The greatest example of holy zeal is that of Jesus Christ, whose zeal for the house where God’s honor dwelleth consumed him at all times! See him cleansing the temple at the beginning of his earthly ministry, driving out the merchandisers and their animals with a whip, upsetting their money tables, proclaiming the truth of his Father’s house. Remember another man after God’s own heart who was eaten up with an identical zeal (Ps. 69:9). Yes, the Jesus who is portrayed today as so harmless that he would never hurt a fly was red in the face, was incited to slash right and left with a scourge, spoke hard words, because there burned in his heart such a love for God, such a desire for his glory, such a longing for the perfection of his cause, that with utter self-forgetfulness he never considered his own name and standing. For these things he prayed more than any man; for these things he labored so arduously that he often forgot to eat. It was his meat to do the will of God who sent him and to finish the work given him to do (John 4:34). In all his work he was driven, filled with fire, consumed, until he gave himself to be consumed on the cross.

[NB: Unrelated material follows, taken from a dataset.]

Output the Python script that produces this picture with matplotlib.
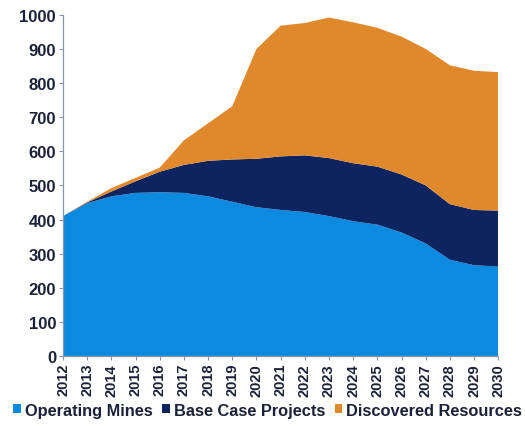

Are there men, women, and children filled with that same zeal today? Yes, there are. For not only did Christ give himself for us that he might redeem us from all iniquity, but he also “purifies unto himself a peculiar people, zealous of good works” (Titus 2:14). Every member of the body of Christ partakes of his anointing and partakes of his fire and zeal. Every child of God is concerned to bring forth good works which will be to the praise of his Father in heaven. A lukewarm Christian is a contradiction in terms (Rev. 3:15–16).

May the zeal of Christ consume you and me! May that be our meat and drink all our days.